Last night I had the singular pleasure of hearing Gary Snyder read his poetry at the Folger Shakespeare Library.  At the end of the reading, Mr. Snyder answered a few questions.  In response to one question about advice he gives to aspiring poets, he said:  “Don’t be journalists.  Do hard physical labor that leaves y0ur mind open.”  This is not surprising advice, coming from one who has chosen a life requiring regular manual labor.  “Meditate only for its own sake,” he added, in an apparent non sequitur and without elaboration.
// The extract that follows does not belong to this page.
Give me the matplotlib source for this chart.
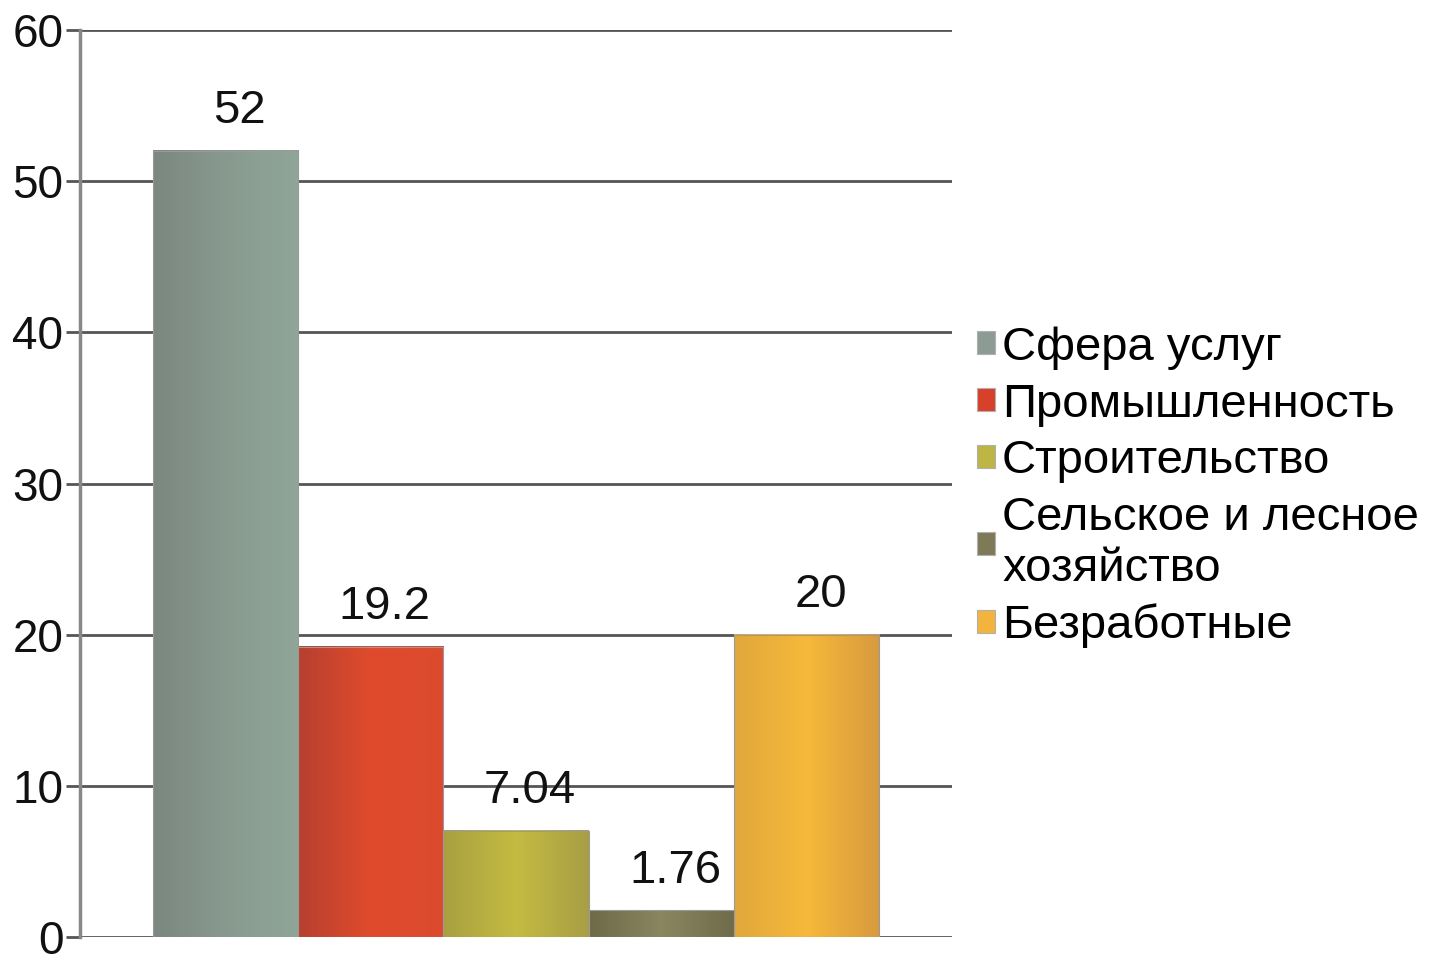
import matplotlib
matplotlib.use("Agg")
import matplotlib.pyplot as plt
from matplotlib.colors import LinearSegmentedColormap
from matplotlib.patches import Patch
import numpy as np

plt.rcParams['font.family'] = ['Liberation Sans', 'DejaVu Sans']

# data
categories = ['Сфера услуг', 'Промышленность', 'Строительство',
              'Сельское и лесное\nхозяйство', 'Безработные']
values = [52, 19.2, 7.04, 1.76, 20]
labels = ['52', '19.2', '7.04', '1.76', '20']

# left edge / middle / right edge shades of each bar
shades = [
    ['#7b8780', '#889a8f', '#90a699'],
    ['#b6402f', '#e04b2c', '#dc4a2e'],
    ['#a8a040', '#c4bb42', '#a89e45'],
    ['#6e6a48', '#8a8660', '#6f6b4a'],
    ['#e0a83c', '#f6b93a', '#d89a3e'],
]
legend_cols = ['#8c9c94', '#d9402a', '#bdb544', '#7e7a58', '#f2b43c']

fig = plt.figure(figsize=(14.39, 9.55), dpi=100)
ax = fig.add_axes([0.0556, 0.0188, 0.6060, 0.9498])

x = np.arange(len(values))
w = 1.0
grad = np.linspace(0, 1, 256).reshape(1, -1)
for i, v in enumerate(values):
    cmap = LinearSegmentedColormap.from_list('b%d' % i, shades[i])
    ax.imshow(grad, cmap=cmap, extent=(x[i] - w / 2, x[i] + w / 2, 0, v),
              aspect='auto', zorder=3, interpolation='bilinear')
    ax.bar(x[i], v, width=w, color='none', edgecolor='#9a9a9a',
           linewidth=0.8, zorder=4)
    ax.annotate(labels[i], (x[i], v), xytext=(10, 20), textcoords='offset points',
                ha='center', va='baseline', fontsize=34, color='#111111', zorder=5)

ax.set_xlim(-1.0, 5.0)
ax.set_ylim(0, 60)
ax.set_yticks(range(0, 61, 10))
ax.set_xticks([])
ax.yaxis.grid(True, color='#555555', linewidth=2, zorder=1)
ax.set_axisbelow(True)
for s in ['top', 'right', 'bottom']:
    ax.spines[s].set_visible(False)
ax.spines['left'].set_color('#888888')
ax.spines['left'].set_linewidth(2.5)
ax.tick_params(axis='y', length=10, width=2, color='#555555',
               labelsize=33, pad=2, labelcolor='#111111')

handles = [Patch(facecolor=c, edgecolor='#b0b0b0', linewidth=0.8) for c in legend_cols]
leg = fig.legend(handles, categories, loc='center left',
                 bbox_to_anchor=(0.6625, 0.49), frameon=False, fontsize=34,
                 handlelength=0.38, handleheight=0.38, handletextpad=0.15,
                 labelspacing=0.27, borderpad=0)
for t in leg.get_texts():
    t.set_linespacing(1.2)

fig.savefig('out.png', dpi=100)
Gary Snyder’s poetry is evidently influenced by his dedicated study and practice of Buddhism.  The insight and clarity of his poetry surely reflects not only his intellectual study, but the deep wisdom of a dedicated, long-standing, and steady meditation practice.  The advice to “meditate for its own sake” seemed almost the offering of a koan by the master (poet) to his pupils.  Meditation, in my experience, definitely  enhances clarity, insight, creativity, and health.  Meditation is not meditation, though, unless when engaging in meditation that is all one is doing and without any goal (like the “actionless action” of the Bhagavad Gita).  It is the deepest of practices to engage fully, but not be doing except for the sake of doing itself (and in alignment with the deepest truths).